> [What the task asks] Write out again exactly the lines from the one containing "Emit a Python" through the one containing "ax.major_label_standoff = 0", both included, and omit the pictures.

[Stored data entries]
========

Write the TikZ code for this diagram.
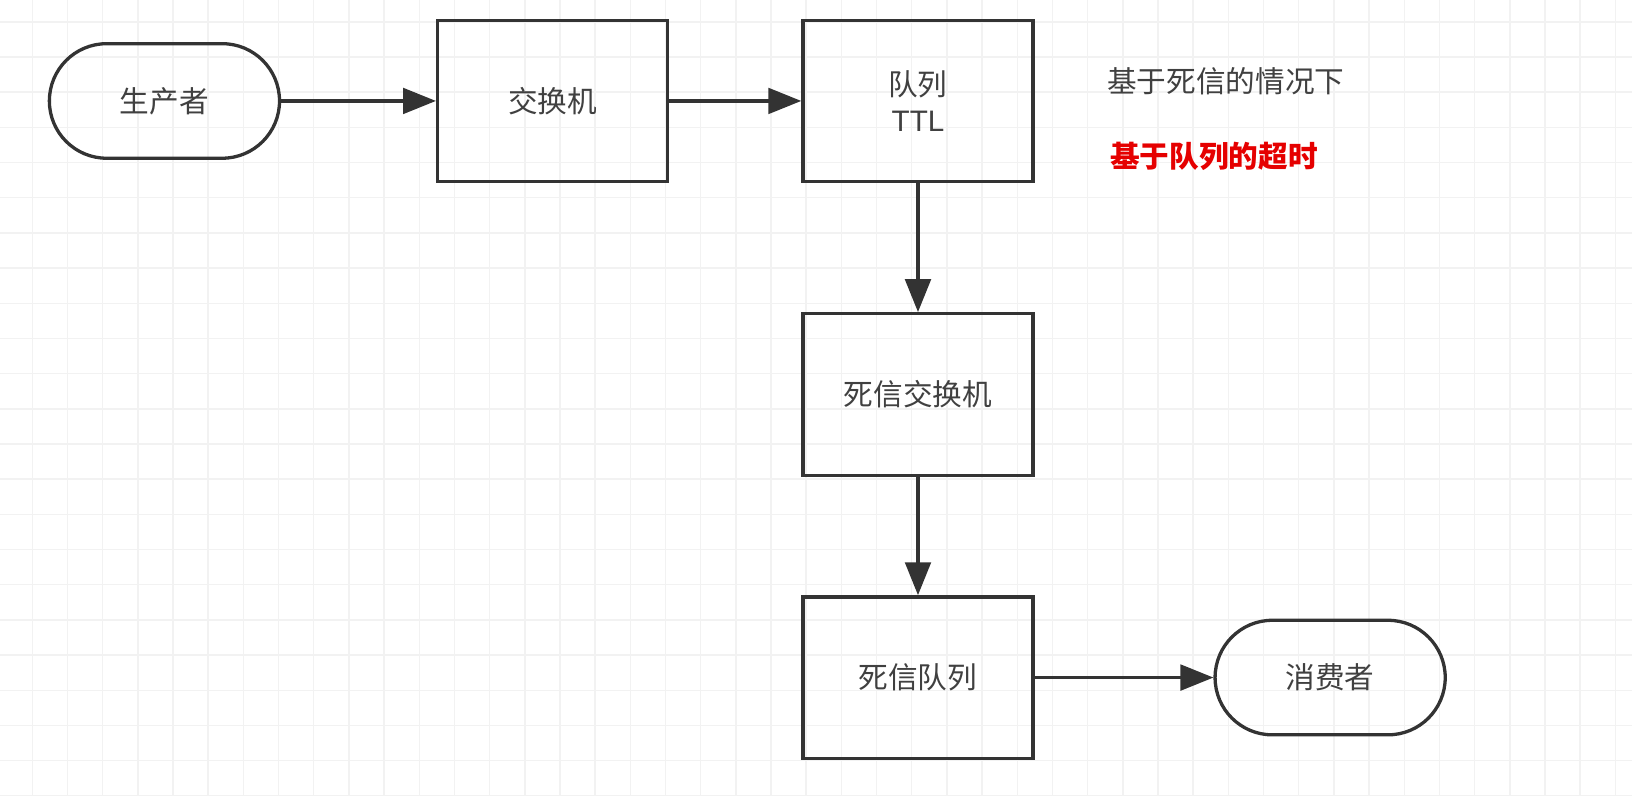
\documentclass[tikz,border=0pt]{standalone}
\usepackage{fontspec}
\setmainfont{Liberation Sans}
\newfontfamily\cjk{Noto Sans CJK SC}
\usetikzlibrary{positioning,arrows.meta}
\tikzset{%
box/.style={draw=black!80,line width=0.9pt,rectangle,minimum width=2.21cm,minimum height=1.55cm,font=\cjk\fontsize{8.1}{10}\selectfont,text=black!75,align=center},
term/.style={box,rounded corners=0.55cm,minimum height=1.1cm},
flow/.style={draw=black!80,line width=0.9pt,-{Triangle[length=9pt,width=7pt]}},
note/.style={anchor=west,inner sep=0,font=\cjk\fontsize{8.1}{10}\selectfont}
}
\begin{document}
\begin{tikzpicture}[x=0.01cm,y=-0.01cm]
  \useasboundingbox (0,0) rectangle (1568,764);
  % grid
  \foreach \i in {0,...,46} {
    \draw[black!5,line width=0.4pt] ({-2.8+33.8*\i},0) -- ({-2.8+33.8*\i},764);
  }
  \foreach \j in {0,...,22} {
    \draw[black!5,line width=0.4pt] (0,{21+33.8*\j}) -- (1568,{21+33.8*\j});
  }
  \node[term] (prod) at (158,97) {生产者};
  \node[box] (exch) at (531,97) {交换机};
  \node[box,font=\fontsize{8.1}{10}\selectfont] (ttl) at (882,97) {{\cjk 队列}\\TTL};
  \node[box] (dlx) at (882,379) {死信交换机};
  \node[box] (dlq) at (882,651) {死信队列};
  \node[term] (cons) at (1278,651) {消费者};
  \node[note,text=black!75] (hint) at (1063,78) {基于死信的情况下};
  \node[note,text=red!90!black,font=\cjk\bfseries\fontsize{8.1}{10}\selectfont] (mode) at (1066,150) {基于队列的超时};
  \draw[flow] (prod) -- (exch);
  \draw[flow] (exch) -- (ttl);
  \draw[flow] (ttl) -- (dlx);
  \draw[flow] (dlx) -- (dlq);
  \draw[flow] (dlq) -- (cons);
\end{tikzpicture}
\end{document}
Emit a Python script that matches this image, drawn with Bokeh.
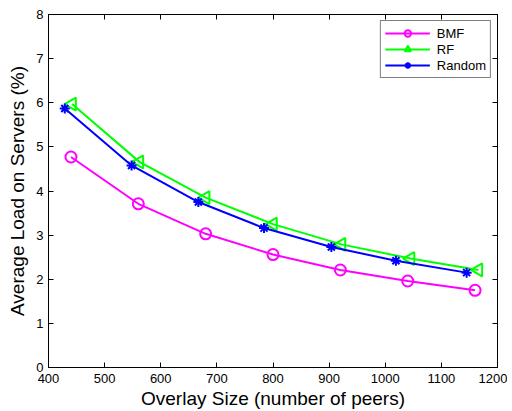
import numpy as np
from bokeh.plotting import figure
from bokeh.models import LinearAxis, Range1d, FixedTicker, CustomJSTickFormatter, Legend
from bokeh.embed import file_html
from bokeh.resources import INLINE

x_ticks = [400, 500, 600, 700, 800, 900, 1000, 1100, 1200]
y_ticks = [0, 1, 2, 3, 4, 5, 6, 7, 8]

bmf_x = [440, 560, 680, 800, 920, 1040, 1160]
bmf_y = [4.77, 3.71, 3.03, 2.56, 2.21, 1.96, 1.75]

rf_x = [442, 562, 680, 800, 922, 1045, 1166]
rf_y = [5.97, 4.66, 3.85, 3.25, 2.79, 2.47, 2.21]

rnd_x = [429, 548, 667, 784, 904, 1019, 1145]
rnd_y = [5.87, 4.58, 3.75, 3.16, 2.73, 2.42, 2.15]

FONT = "Liberation Sans"

p = figure(frame_width=449, frame_height=353, output_backend="svg", toolbar_location=None,
           x_range=Range1d(400, 1200), y_range=Range1d(0, 8),
           min_border_left=48, min_border_right=10, min_border_top=14, min_border_bottom=38)
p.xgrid.visible = False
p.ygrid.visible = False
p.outline_line_color = "black"
p.outline_line_width = 1

def style_axis(ax, labels=True):
    ax.axis_line_color = "black"
    ax.axis_line_width = 1
    ax.major_tick_in = 5
    ax.major_tick_out = 0
    ax.minor_tick_line_color = None
    ax.major_label_text_font = FONT
    ax.major_label_text_font_size = "13px"
    ax.major_label_text_color = "black"
    ax.axis_label_text_font = FONT
    ax.axis_label_text_font_size = "19px"
    ax.axis_label_text_font_style = "normal"
    ax.axis_label_text_color = "black"
    if not labels:
        ax.formatter = CustomJSTickFormatter(code="return '';")
        ax.major_label_standoff = 0

p.xaxis.ticker = FixedTicker(ticks=x_ticks)
p.yaxis.ticker = FixedTicker(ticks=y_ticks)
p.xaxis.axis_label = "Overlay Size (number of peers)"
p.yaxis.axis_label = "Average Load on Servers (%)"
style_axis(p.xaxis[0])
style_axis(p.yaxis[0])
p.xaxis.major_label_standoff = 6
p.yaxis.major_label_standoff = 5
p.xaxis.axis_label_standoff = 2
p.yaxis.axis_label_standoff = 5

top = LinearAxis(ticker=FixedTicker(ticks=x_ticks))
style_axis(top, labels=False)
p.add_layout(top, "above")
right = LinearAxis(ticker=FixedTicker(ticks=y_ticks))
style_axis(right, labels=False)
p.add_layout(right, "right")

lw = 2
r1 = p.line(bmf_x, bmf_y, line_color="#FF00FF", line_width=lw)
m1 = p.scatter(bmf_x, bmf_y, marker="circle", size=11, fill_color=None, line_color="#FF00FF", line_width=2)
r2 = p.line(rf_x, rf_y, line_color="#00FF00", line_width=lw)
m2 = p.scatter(rf_x, rf_y, marker="triangle", angle=np.pi / 2, size=13, fill_color=None, line_color="#00FF00", line_width=2)
r3 = p.line(rnd_x, rnd_y, line_color="#0000FF", line_width=lw)
m3 = p.scatter(rnd_x, rnd_y, marker="asterisk", size=10, line_color="#0000FF", line_width=2)

legend = Legend(items=[("BMF", [r1, m1]), ("RF", [r2, m2]), ("Random", [r3, m3])],
                location="top_right")
legend.label_text_font = FONT
legend.label_text_font_size = "13px"
legend.label_text_color = "black"
legend.border_line_color = "black"
legend.border_line_width = 1
legend.padding = 4
legend.margin = 6
legend.spacing = 0
legend.label_height = 16
legend.glyph_height = 16
legend.glyph_width = 45
legend.label_standoff = 7
legend.background_fill_alpha = 1
p.add_layout(legend, "center")

open("out.html", "w").write(file_html(p, INLINE))
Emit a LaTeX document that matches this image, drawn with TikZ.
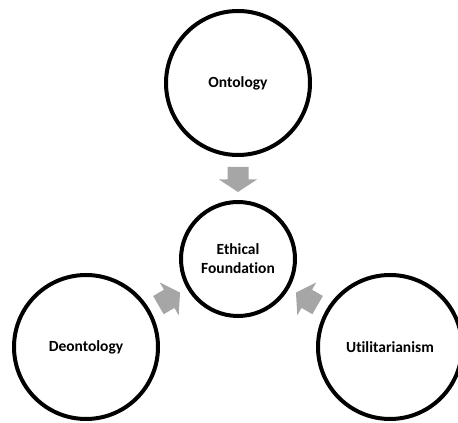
\documentclass[tikz,border=0pt]{standalone}
\usepackage{fontspec}
\setmainfont{Carlito}[Ligatures=NoCommon]
\usetikzlibrary{calc}
\definecolor{arrowgray}{RGB}{166,166,166}
\tikzset{
  bigcirc/.style={circle, draw=black, line width=4pt, minimum size=144pt, inner sep=0pt,
    font=\fontsize{15.5}{18}\selectfont\bfseries, align=center},
  hubcirc/.style={circle, draw=black, line width=4pt, minimum size=114pt, inner sep=0pt,
    font=\fontsize{15.5}{19}\selectfont\bfseries, align=center},
  blockarrow/.style={fill=arrowgray, draw=none}
}
\newcommand{\blockarr}[2]{%
  \begin{scope}[shift={(#1)}, rotate=#2]
    \fill[blockarrow] (-12.5pt,-10.5pt) -- (0pt,-10.5pt) -- (0pt,-19pt) -- (12.5pt,0pt)
      -- (0pt,19pt) -- (0pt,10.5pt) -- (-12.5pt,10.5pt) -- cycle;
  \end{scope}}
\begin{document}
\begin{tikzpicture}[x=1pt,y=1pt]
  \useasboundingbox (0,0) rectangle (458,423);
  \node[hubcirc] (c) at (238,164) {Ethical\\Foundation};
  \node[bigcirc] (o) at (238,340) {Ontology};
  \node[bigcirc] (d) at (86,76) {Deontology};
  \node[bigcirc] (u) at (390,76) {Utilitarianism};
  \coordinate (ao) at ($(c)!79.5pt!(o)$);
  \coordinate (ad) at ($(c)!79.5pt!(d)$);
  \coordinate (au) at ($(c)!79.5pt!(u)$);
  \blockarr{ao}{-90}
  \blockarr{ad}{30}
  \blockarr{au}{150}
\end{tikzpicture}
\end{document}
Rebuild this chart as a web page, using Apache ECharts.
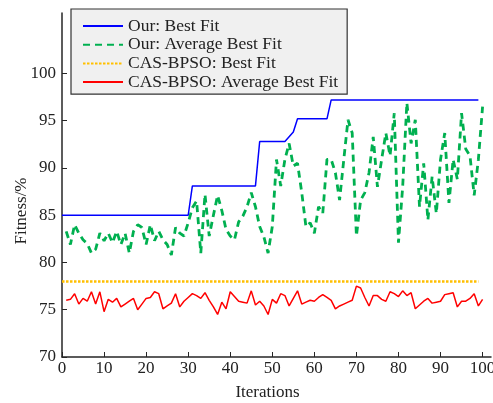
<!DOCTYPE html>
<html>
<head>
<meta charset="utf-8">
<script src="https://cdn.jsdelivr.net/npm/echarts@6/dist/echarts.min.js"></script>
<style>
html,body{margin:0;padding:0;background:#fff;}
#chart{width:493px;height:403px;}
</style>
</head>
<body>
<div id="chart"></div>
<script>
// ---- data ----
const seriesNames = ['Our: Best Fit', 'Our: Average Best Fit', 'CAS-BPSO: Best Fit', 'CAS-BPSO: Average Best Fit'];
const xTickLabels = [0, 10, 20, 30, 40, 50, 60, 70, 80, 90, 100];
const yTickLabels = [70, 75, 80, 85, 90, 95, 100];

// iterations 0..99
const ourBest = [
  85,85,85,85,85,85,85,85,85,85,
  85,85,85,85,85,85,85,85,85,85,
  85,85,85,85,85,85,85,85,85,85,
  85,88.1,88.1,88.1,88.1,88.1,88.1,88.1,88.1,88.1,
  88.1,88.1,88.1,88.1,88.1,88.1,88.1,92.8,92.8,92.8,
  92.8,92.8,92.8,92.8,93.3,93.8,95.2,95.2,95.2,95.2,
  95.2,95.2,95.2,95.2,97.2,97.2,97.2,97.2,97.2,97.2,
  97.2,97.2,97.2,97.2,97.2,97.2,97.2,97.2,97.2,97.2,
  97.2,97.2,97.2,97.2,97.2,97.2,97.2,97.2,97.2,97.2,
  97.2,97.2,97.2,97.2,97.2,97.2,97.2,97.2,97.2,97.2
];
// iterations 1..100
const ourAvg = [
  83.3,81.9,84.0,83.1,82.4,82.0,81.0,81.4,83.1,82.3,
  83.1,82.1,83.3,81.9,83.1,81.0,83.3,84.0,83.7,81.9,
  84.0,82.3,83.3,82.4,81.9,80.8,83.7,83.1,82.8,84.2,
  85.8,86.5,81.0,87.2,82.8,85.0,87.1,85.5,83.5,82.8,
  82.4,84.3,84.9,85.9,87.4,85.9,83.8,82.7,81.0,83.8,
  90.9,88.1,90.9,92.6,90.2,90.5,87.4,83.8,84.2,83.1,
  85.9,85.2,90.9,90.9,89.5,86.6,90.9,95.1,93.7,82.8,
  86.6,87.4,89.5,93.3,88.0,90.9,93.7,91.3,95.8,82.1,
  88.0,96.9,92.6,95.1,85.9,90.5,84.5,89.1,85.2,90.9,
  93.7,86.3,90.9,88.8,95.8,92.0,91.3,87.1,90.9,96.5
];
// iterations 0..99
const casBest = [
  78,78,78,78,78,78,78,78,78,78,
  78,78,78,78,78,78,78,78,78,78,
  78,78,78,78,78,78,78,78,78,78,
  78,78,78,78,78,78,78,78,78,78,
  78,78,78,78,78,78,78,78,78,78,
  78,78,78,78,78,78,78,78,78,78,
  78,78,78,78,78,78,78,78,78,78,
  78,78,78,78,78,78,78,78,78,78,
  78,78,78,78,78,78,78,78,78,78,
  78,78,78,78,78,78,78,78,78,78
];
// iterations 1..100
const casAvg = [
  76.0,76.1,76.7,75.6,76.2,75.9,76.9,75.6,76.9,74.8,
  76.1,75.8,76.2,75.3,75.6,75.9,76.2,75.0,75.6,76.2,
  76.3,76.9,76.7,75.1,75.4,75.7,76.7,75.3,75.9,76.3,
  76.7,76.5,76.2,76.8,76.0,75.3,74.5,75.8,75.1,76.9,
  76.4,75.9,75.8,75.7,77.0,75.5,75.9,75.4,74.5,76.1,
  75.7,76.7,76.5,75.4,76.2,77.0,75.6,75.8,76.0,75.9,
  76.3,76.6,76.3,76.0,75.1,75.4,75.6,75.8,76.0,77.5,
  77.3,76.3,75.4,76.5,76.5,76.1,75.9,76.9,76.7,76.4,
  77.0,76.5,76.8,75.1,75.5,75.9,76.2,75.7,75.8,75.9,
  76.6,76.7,76.8,75.3,75.9,75.9,76.2,76.7,75.4,76.1
];

function pairs(vals, start) {
  const out = [];
  for (let i = 0; i < vals.length; i++) out.push([start + i, vals[i]]);
  return out;
}

const FONT = 'Liberation Serif';
const TXT = '#222';

const chart = echarts.init(document.getElementById('chart'), null, {renderer: 'canvas'});
chart.setOption({
  animation: false,
  backgroundColor: '#fff',
  grid: {left: 62, right: 2, top: 13, bottom: 46, containLabel: false, outerBoundsMode: 'none'},
  legend: {
    orient: 'vertical',
    left: 71,
    top: 9,
    data: seriesNames,
    selectedMode: false,
    itemWidth: 40,
    itemHeight: 12,
    itemGap: 0.7,
    padding: [8, 9, 3, 11],
    backgroundColor: '#f0f0f0',
    borderColor: '#333',
    borderWidth: 1.2,
    borderRadius: 0,
    itemStyle: {opacity: 0},
    textStyle: {fontFamily: FONT, fontSize: 17.5, color: TXT, lineHeight: 18}
  },
  xAxis: {
    type: 'value',
    min: 0,
    max: 102,
    name: 'Iterations',
    nameLocation: 'middle',
    nameGap: 27,
    nameMoveOverlap: false,
    nameTextStyle: {fontFamily: FONT, fontSize: 17, color: TXT, padding: [0, 18, 0, 0]},
    axisLine: {lineStyle: {color: '#262626', width: 1.5}},
    axisTick: {inside: true, length: 5, customValues: xTickLabels, lineStyle: {color: '#262626'}},
    axisLabel: {customValues: xTickLabels, margin: 3, fontFamily: FONT, fontSize: 17, color: TXT},
    splitLine: {show: false}
  },
  yAxis: {
    type: 'value',
    min: 70,
    max: 106.4,
    name: 'Fitness/%',
    nameLocation: 'middle',
    nameGap: 32,
    nameMoveOverlap: false,
    nameTextStyle: {fontFamily: FONT, fontSize: 17, color: TXT, padding: [0, 52, 0, 0]},
    axisLine: {show: true, lineStyle: {color: '#262626', width: 1.5}},
    axisTick: {show: true, inside: true, length: 5, customValues: yTickLabels, lineStyle: {color: '#262626'}},
    axisLabel: {customValues: yTickLabels, margin: 6, fontFamily: FONT, fontSize: 17, color: TXT},
    splitLine: {show: false}
  },
  series: [
    {
      name: seriesNames[0], type: 'line', data: pairs(ourBest, 0),
      symbol: 'none', lineStyle: {color: '#0000FF', width: 1.5}, itemStyle: {color: '#0000FF'}, z: 4
    },
    {
      name: seriesNames[1], type: 'line', data: pairs(ourAvg, 1),
      symbol: 'none', lineStyle: {color: '#00B050', width: 2.8, type: [7, 5]}, itemStyle: {color: '#00B050'}, z: 3
    },
    {
      name: seriesNames[2], type: 'line', data: pairs(casBest, 0),
      symbol: 'none', lineStyle: {color: '#FFBF00', width: 2.5, type: [2.5, 1.5]}, itemStyle: {color: '#FFBF00'}, z: 2
    },
    {
      name: seriesNames[3], type: 'line', data: pairs(casAvg, 1),
      symbol: 'none', lineStyle: {color: '#FF0000', width: 1.5}, itemStyle: {color: '#FF0000'}, z: 2
    }
  ]
});
</script>
</body>
</html>
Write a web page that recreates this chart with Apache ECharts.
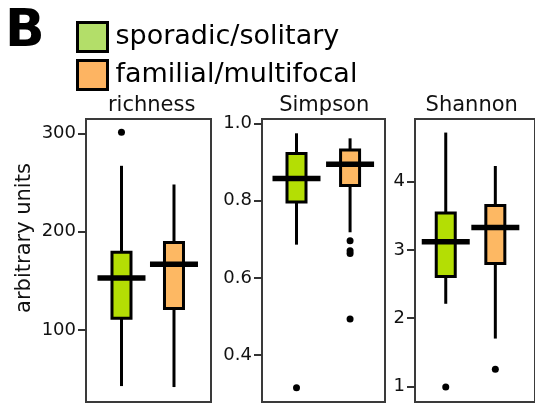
<!DOCTYPE html>
<html>
<head>
<meta charset="utf-8">
<script src="https://cdn.jsdelivr.net/npm/echarts@6/dist/echarts.min.js"></script>
<style>html,body{margin:0;padding:0;background:#fff;}#c{width:535px;height:405px;}</style>
</head>
<body>
<div id="c"></div>
<script>
// ---- data ----
const groups = ['sporadic/solitary', 'familial/multifocal'];
const groupPos = [1, 2];
const panels = ['richness', 'Simpson', 'Shannon'];
// five-number summaries: [lower whisker, Q1, median, Q3, upper whisker]
const richnessSporadic = [43, 112, 153, 179, 267];
const richnessFamilial = [42, 122, 167, 189, 248];
const richnessOutSporadic = [301];
const richnessOutFamilial = [];
const simpsonSporadic = [0.686, 0.796, 0.857, 0.922, 0.974];
const simpsonFamilial = [0.718, 0.839, 0.894, 0.931, 0.961];
const simpsonOutSporadic = [0.316];
const simpsonOutFamilial = [0.696, 0.670, 0.663, 0.494];
const shannonSporadic = [2.21, 2.61, 3.12, 3.54, 4.72];
const shannonFamilial = [1.70, 2.80, 3.33, 3.65, 4.23];
const shannonOutSporadic = [0.99];
const shannonOutFamilial = [1.25];
const richnessTicks = [100, 200, 300];
const simpsonTicks = [0.4, 0.6, 0.8, 1.0];
const shannonTicks = [1, 2, 3, 4];
const yAxisTitle = 'arbitrary units';
const panelLetter = 'B';

// ---- styles ----
const FONT = 'DejaVu Sans';
const boxColors = ['#b4de04', '#fdb863'];
const legendColors = ['#b3de69', '#fdb462'];

const boxData = [
  [richnessSporadic, richnessFamilial],
  [simpsonSporadic, simpsonFamilial],
  [shannonSporadic, shannonFamilial]
];
const outData = [
  [richnessOutSporadic, richnessOutFamilial],
  [simpsonOutSporadic, simpsonOutFamilial],
  [shannonOutSporadic, shannonOutFamilial]
];
const tickSets = [richnessTicks, simpsonTicks, shannonTicks];
const yRanges = [[26.8, 314.6], [0.279, 1.011], [0.77, 4.919]];
const xRanges = [[0.324, 2.705], [0.356, 2.652], [0.38, 2.80]];
const gridBoxes = [
  {left: 86, top: 119, width: 125, height: 283},
  {left: 262, top: 119, width: 123, height: 283},
  {left: 415, top: 119, width: 130, height: 283}
];
const titleX = [151.7, 324.2, 471.7];

function renderBox(params, api) {
  const x = api.value(0);
  const pMin = api.coord([x, api.value(1)]);
  const pQ1 = api.coord([x, api.value(2)]);
  const pMed = api.coord([x, api.value(3)]);
  const pQ3 = api.coord([x, api.value(4)]);
  const pMax = api.coord([x, api.value(5)]);
  const color = api.visual('color');
  const bw = 19, mw = 48;
  return {
    type: 'group',
    children: [
      {type: 'line', shape: {x1: pMin[0], y1: pMin[1], x2: pQ1[0], y2: pQ1[1]}, style: {stroke: '#000', lineWidth: 3}},
      {type: 'line', shape: {x1: pQ3[0], y1: pQ3[1], x2: pMax[0], y2: pMax[1]}, style: {stroke: '#000', lineWidth: 3}},
      {type: 'rect', shape: {x: pQ1[0] - bw / 2, y: pQ3[1], width: bw, height: pQ1[1] - pQ3[1]}, style: {fill: color, stroke: '#000', lineWidth: 3}},
      {type: 'line', shape: {x1: pMed[0] - mw / 2, y1: pMed[1], x2: pMed[0] + mw / 2, y2: pMed[1]}, style: {stroke: '#000', lineWidth: 5.5}}
    ]
  };
}

const grids = [], xAxes = [], yAxes = [], series = [], graphics = [];
panels.forEach((name, p) => {
  grids.push(Object.assign({show: true, borderColor: '#3a3a3a', borderWidth: 2, backgroundColor: 'transparent'}, gridBoxes[p]));
  xAxes.push({type: 'value', gridIndex: p, min: xRanges[p][0], max: xRanges[p][1], show: false});
  const ticks = tickSets[p];
  yAxes.push({
    type: 'value', gridIndex: p, min: yRanges[p][0], max: yRanges[p][1],
    axisLine: {show: false},
    splitLine: {show: false},
    axisTick: {show: true, length: 8, lineStyle: {color: '#333', width: 2}, customValues: ticks},
    axisLabel: {
      fontFamily: FONT, fontSize: 18, color: '#111', margin: 10, customValues: ticks,
      formatter: v => (p === 1 ? Number(v).toFixed(1) : String(Math.round(v)))
    }
  });
  groups.forEach((g, gi) => {
    series.push({
      type: 'custom', name: g, xAxisIndex: p, yAxisIndex: p,
      itemStyle: {color: boxColors[gi]},
      encode: {x: 0, y: [1, 2, 3, 4, 5]},
      renderItem: renderBox,
      data: [[groupPos[gi]].concat(boxData[p][gi])],
      silent: true, z: 2
    });
    series.push({
      type: 'scatter', name: g + ' outliers', xAxisIndex: p, yAxisIndex: p,
      symbol: 'circle', symbolSize: 7, itemStyle: {color: '#000', opacity: 1},
      data: outData[p][gi].map(v => [groupPos[gi], v]),
      silent: true, z: 3
    });
  });
  graphics.push({
    type: 'text', x: titleX[p], y: 106,
    style: {text: name, font: '21px "' + FONT + '"', fill: '#111', align: 'center', verticalAlign: 'middle'}
  });
});

graphics.push({
  type: 'text', x: 25, y: 238, rotation: Math.PI / 2,
  style: {text: yAxisTitle, font: '21px "' + FONT + '"', fill: '#111', align: 'center', verticalAlign: 'middle'}
});
graphics.push({
  type: 'text', x: 5, y: 32,
  style: {text: panelLetter, font: 'bold 52px "' + FONT + '"', fill: '#000', align: 'left', verticalAlign: 'middle'}
});

const chart = echarts.init(document.getElementById('c'), null, {renderer: 'canvas'});
chart.setOption({
  animation: false,
  backgroundColor: '#fff',
  textStyle: {fontFamily: FONT},
  grid: grids,
  xAxis: xAxes,
  yAxis: yAxes,
  legend: {
    orient: 'vertical', left: 76, top: 21, padding: 0,
    itemWidth: 30, itemHeight: 29, itemGap: 6,
    icon: 'rect',
    selectedMode: false,
    textStyle: {fontFamily: FONT, fontSize: 27, lineHeight: 29, color: '#000', padding: [0, 0, 0, 3]},
    data: groups.map((g, gi) => ({name: g, itemStyle: {color: legendColors[gi], borderColor: '#000', borderWidth: 3}}))
  },
  graphic: graphics,
  series: series
});
</script>
</body>
</html>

========

> [Worked solution]
Emit a Python script that matches this image, drawn with Bokeh.
import numpy as np
from bokeh.plotting import figure
from bokeh.models import LinearAxis, Range1d, FixedTicker, CustomJSTickFormatter, Legend
from bokeh.embed import file_html
from bokeh.resources import INLINE

x_ticks = [400, 500, 600, 700, 800, 900, 1000, 1100, 1200]
y_ticks = [0, 1, 2, 3, 4, 5, 6, 7, 8]

bmf_x = [440, 560, 680, 800, 920, 1040, 1160]
bmf_y = [4.77, 3.71, 3.03, 2.56, 2.21, 1.96, 1.75]

rf_x = [442, 562, 680, 800, 922, 1045, 1166]
rf_y = [5.97, 4.66, 3.85, 3.25, 2.79, 2.47, 2.21]

rnd_x = [429, 548, 667, 784, 904, 1019, 1145]
rnd_y = [5.87, 4.58, 3.75, 3.16, 2.73, 2.42, 2.15]

FONT = "Liberation Sans"

p = figure(frame_width=449, frame_height=353, output_backend="svg", toolbar_location=None,
           x_range=Range1d(400, 1200), y_range=Range1d(0, 8),
           min_border_left=48, min_border_right=10, min_border_top=14, min_border_bottom=38)
p.xgrid.visible = False
p.ygrid.visible = False
p.outline_line_color = "black"
p.outline_line_width = 1

def style_axis(ax, labels=True):
    ax.axis_line_color = "black"
    ax.axis_line_width = 1
    ax.major_tick_in = 5
    ax.major_tick_out = 0
    ax.minor_tick_line_color = None
    ax.major_label_text_font = FONT
    ax.major_label_text_font_size = "13px"
    ax.major_label_text_color = "black"
    ax.axis_label_text_font = FONT
    ax.axis_label_text_font_size = "19px"
    ax.axis_label_text_font_style = "normal"
    ax.axis_label_text_color = "black"
    if not labels:
        ax.formatter = CustomJSTickFormatter(code="return '';")
        ax.major_label_standoff = 0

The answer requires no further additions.